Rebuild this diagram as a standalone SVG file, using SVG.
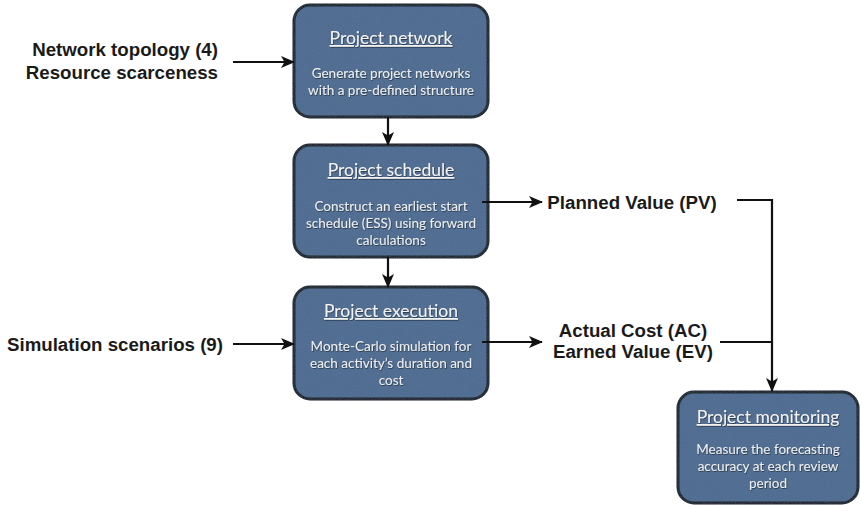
<svg xmlns="http://www.w3.org/2000/svg" width="861" height="505" viewBox="0 0 861 505">
<defs>
<marker id="ah" markerWidth="14" markerHeight="12" refX="13" refY="6" orient="auto" markerUnits="userSpaceOnUse">
<path d="M0,0 L14,6 L0,12 L3.5,6 Z" fill="#111"/>
</marker>
<filter id="tex" x="-5%" y="-5%" width="110%" height="115%">
<feTurbulence type="fractalNoise" baseFrequency="0.9" numOctaves="2" seed="3" result="n"/>
<feColorMatrix in="n" type="matrix" values="0 0 0 0 0.2  0 0 0 0 0.3  0 0 0 0 0.45  0 0 0 0.18 0" result="nc"/>
<feComposite in="nc" in2="SourceGraphic" operator="in" result="tn"/>
<feMerge><feMergeNode in="SourceGraphic"/><feMergeNode in="tn"/></feMerge>
</filter>
<filter id="ts" x="-5%" y="-20%" width="110%" height="140%">
<feDropShadow dx="0.6" dy="0.8" stdDeviation="0.6" flood-color="#1c2633" flood-opacity="0.8"/>
</filter>
</defs>
<style>
.box{fill:#4e6a8f;stroke:#151515;stroke-width:3}
.tt{font-family:Lato,"Open Sans",sans-serif;font-size:17.5px;fill:#f2f2f2;text-anchor:middle;text-decoration:underline}
.bd{font-family:Lato,"Open Sans",sans-serif;font-size:13.5px;fill:#eceef0;text-anchor:middle}
.lb{font-family:"Liberation Sans",Arial,sans-serif;font-size:18.7px;font-weight:bold;fill:#1a1a1a}
.cn{stroke:#111;stroke-width:2.2;fill:none}
</style>
<g id="network">
<rect class="box" x="294" y="5" width="194" height="112" rx="16" filter="url(#tex)"/>
<g filter="url(#ts)">
<text class="tt" x="391" y="44">Project network</text>
<text class="bd" x="391" y="78">Generate project networks</text>
<text class="bd" x="391" y="95">with a pre-defined structure</text>
</g>
</g>
<g id="schedule">
<rect class="box" x="294" y="145" width="194" height="112" rx="16" filter="url(#tex)"/>
<g filter="url(#ts)">
<text class="tt" x="391" y="176">Project schedule</text>
<text class="bd" x="391" y="211">Construct an earliest start</text>
<text class="bd" x="391" y="228">schedule (ESS) using forward</text>
<text class="bd" x="391" y="245">calculations</text>
</g>
</g>
<g id="execution">
<rect class="box" x="294" y="287" width="194" height="112" rx="16" filter="url(#tex)"/>
<g filter="url(#ts)">
<text class="tt" x="391" y="317">Project execution</text>
<text class="bd" x="391" y="351">Monte-Carlo simulation for</text>
<text class="bd" x="391" y="368">each activity’s duration and</text>
<text class="bd" x="391" y="385">cost</text>
</g>
</g>
<g id="monitoring">
<rect class="box" x="678" y="392" width="180" height="111" rx="16" filter="url(#tex)"/>
<g filter="url(#ts)">
<text class="tt" x="768" y="423">Project monitoring</text>
<text class="bd" x="768" y="454">Measure the forecasting</text>
<text class="bd" x="768" y="471">accuracy at each review</text>
<text class="bd" x="768" y="488">period</text>
</g>
</g>
<g id="labels">
<text class="lb" x="218" y="56" text-anchor="end">Network topology (4)</text>
<text class="lb" x="218" y="79" text-anchor="end">Resource scarceness</text>
<text class="lb" x="223" y="351" text-anchor="end">Simulation scenarios (9)</text>
<text class="lb" x="632" y="209" text-anchor="middle">Planned Value (PV)</text>
<text class="lb" x="633" y="337" text-anchor="middle">Actual Cost (AC)</text>
<text class="lb" x="633" y="358" text-anchor="middle">Earned Value (EV)</text>
</g>
<g id="connectors">
<line class="cn" x1="233" y1="62" x2="294" y2="62" marker-end="url(#ah)"/>
<line class="cn" x1="233" y1="344" x2="294" y2="344" marker-end="url(#ah)"/>
<line class="cn" x1="388" y1="117" x2="388" y2="145" marker-end="url(#ah)"/>
<line class="cn" x1="388" y1="257" x2="388" y2="287" marker-end="url(#ah)"/>
<line class="cn" x1="482" y1="202" x2="542" y2="202" marker-end="url(#ah)"/>
<line class="cn" x1="482" y1="342" x2="542" y2="342" marker-end="url(#ah)"/>
<polyline class="cn" points="737,200 772,200 772,391" marker-end="url(#ah)"/>
<line class="cn" x1="720" y1="342" x2="772" y2="342"/>
</g>
</svg>
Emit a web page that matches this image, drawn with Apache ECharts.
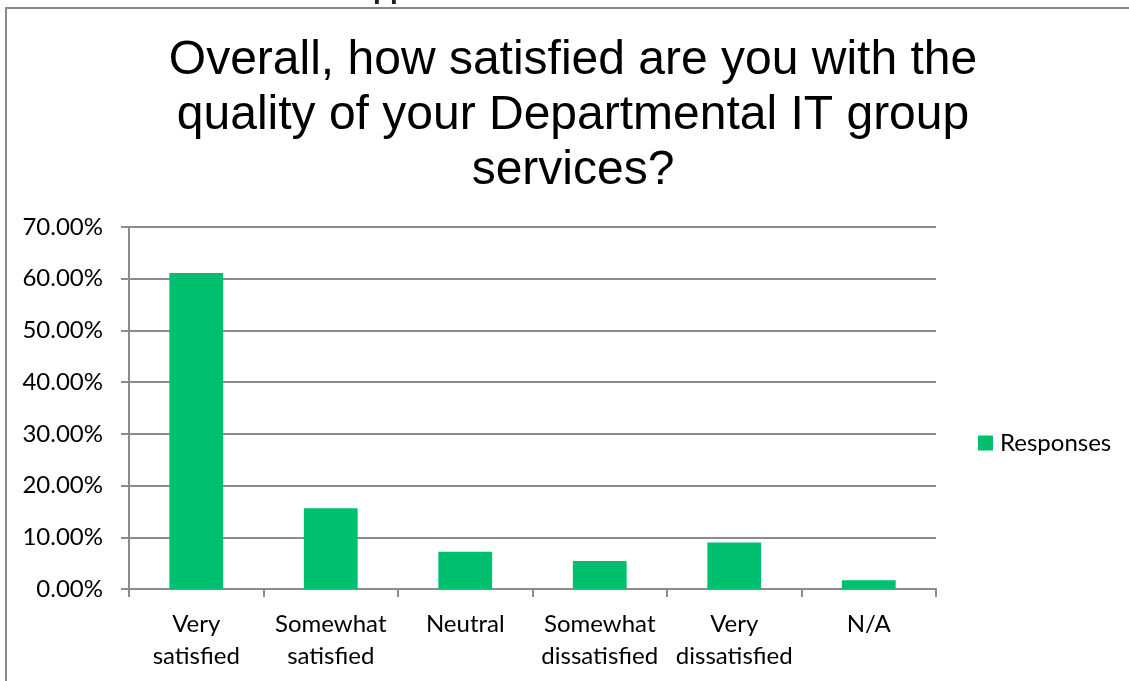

TASK TO COMPLETE »
Set down the lines of the records above exactly, apart from the pictures.

THE REPLY »
Rebuild this diagram as a standalone SVG file, using SVG.
<svg xmlns="http://www.w3.org/2000/svg" width="861" height="505" viewBox="0 0 861 505">
<defs>
<marker id="ah" markerWidth="14" markerHeight="12" refX="13" refY="6" orient="auto" markerUnits="userSpaceOnUse">
<path d="M0,0 L14,6 L0,12 L3.5,6 Z" fill="#111"/>
</marker>
<filter id="tex" x="-5%" y="-5%" width="110%" height="115%">
<feTurbulence type="fractalNoise" baseFrequency="0.9" numOctaves="2" seed="3" result="n"/>
<feColorMatrix in="n" type="matrix" values="0 0 0 0 0.2  0 0 0 0 0.3  0 0 0 0 0.45  0 0 0 0.18 0" result="nc"/>
<feComposite in="nc" in2="SourceGraphic" operator="in" result="tn"/>
<feMerge><feMergeNode in="SourceGraphic"/><feMergeNode in="tn"/></feMerge>
</filter>
<filter id="ts" x="-5%" y="-20%" width="110%" height="140%">
<feDropShadow dx="0.6" dy="0.8" stdDeviation="0.6" flood-color="#1c2633" flood-opacity="0.8"/>
</filter>
</defs>
<style>
.box{fill:#4e6a8f;stroke:#151515;stroke-width:3}
.tt{font-family:Lato,"Open Sans",sans-serif;font-size:17.5px;fill:#f2f2f2;text-anchor:middle;text-decoration:underline}
.bd{font-family:Lato,"Open Sans",sans-serif;font-size:13.5px;fill:#eceef0;text-anchor:middle}
.lb{font-family:"Liberation Sans",Arial,sans-serif;font-size:18.7px;font-weight:bold;fill:#1a1a1a}
.cn{stroke:#111;stroke-width:2.2;fill:none}
</style>
<g id="network">
<rect class="box" x="294" y="5" width="194" height="112" rx="16" filter="url(#tex)"/>
<g filter="url(#ts)">
<text class="tt" x="391" y="44">Project network</text>
<text class="bd" x="391" y="78">Generate project networks</text>
<text class="bd" x="391" y="95">with a pre-defined structure</text>
</g>
</g>
<g id="schedule">
<rect class="box" x="294" y="145" width="194" height="112" rx="16" filter="url(#tex)"/>
<g filter="url(#ts)">
<text class="tt" x="391" y="176">Project schedule</text>
<text class="bd" x="391" y="211">Construct an earliest start</text>
<text class="bd" x="391" y="228">schedule (ESS) using forward</text>
<text class="bd" x="391" y="245">calculations</text>
</g>
</g>
<g id="execution">
<rect class="box" x="294" y="287" width="194" height="112" rx="16" filter="url(#tex)"/>
<g filter="url(#ts)">
<text class="tt" x="391" y="317">Project execution</text>
<text class="bd" x="391" y="351">Monte-Carlo simulation for</text>
<text class="bd" x="391" y="368">each activity’s duration and</text>
<text class="bd" x="391" y="385">cost</text>
</g>
</g>
<g id="monitoring">
<rect class="box" x="678" y="392" width="180" height="111" rx="16" filter="url(#tex)"/>
<g filter="url(#ts)">
<text class="tt" x="768" y="423">Project monitoring</text>
<text class="bd" x="768" y="454">Measure the forecasting</text>
<text class="bd" x="768" y="471">accuracy at each review</text>
<text class="bd" x="768" y="488">period</text>
</g>
</g>
<g id="labels">
<text class="lb" x="218" y="56" text-anchor="end">Network topology (4)</text>
<text class="lb" x="218" y="79" text-anchor="end">Resource scarceness</text>
<text class="lb" x="223" y="351" text-anchor="end">Simulation scenarios (9)</text>
<text class="lb" x="632" y="209" text-anchor="middle">Planned Value (PV)</text>
<text class="lb" x="633" y="337" text-anchor="middle">Actual Cost (AC)</text>
<text class="lb" x="633" y="358" text-anchor="middle">Earned Value (EV)</text>
</g>
<g id="connectors">
<line class="cn" x1="233" y1="62" x2="294" y2="62" marker-end="url(#ah)"/>
<line class="cn" x1="233" y1="344" x2="294" y2="344" marker-end="url(#ah)"/>
<line class="cn" x1="388" y1="117" x2="388" y2="145" marker-end="url(#ah)"/>
<line class="cn" x1="388" y1="257" x2="388" y2="287" marker-end="url(#ah)"/>
<line class="cn" x1="482" y1="202" x2="542" y2="202" marker-end="url(#ah)"/>
<line class="cn" x1="482" y1="342" x2="542" y2="342" marker-end="url(#ah)"/>
<polyline class="cn" points="737,200 772,200 772,391" marker-end="url(#ah)"/>
<line class="cn" x1="720" y1="342" x2="772" y2="342"/>
</g>
</svg>
Emit a web page that matches this image, drawn with Apache ECharts.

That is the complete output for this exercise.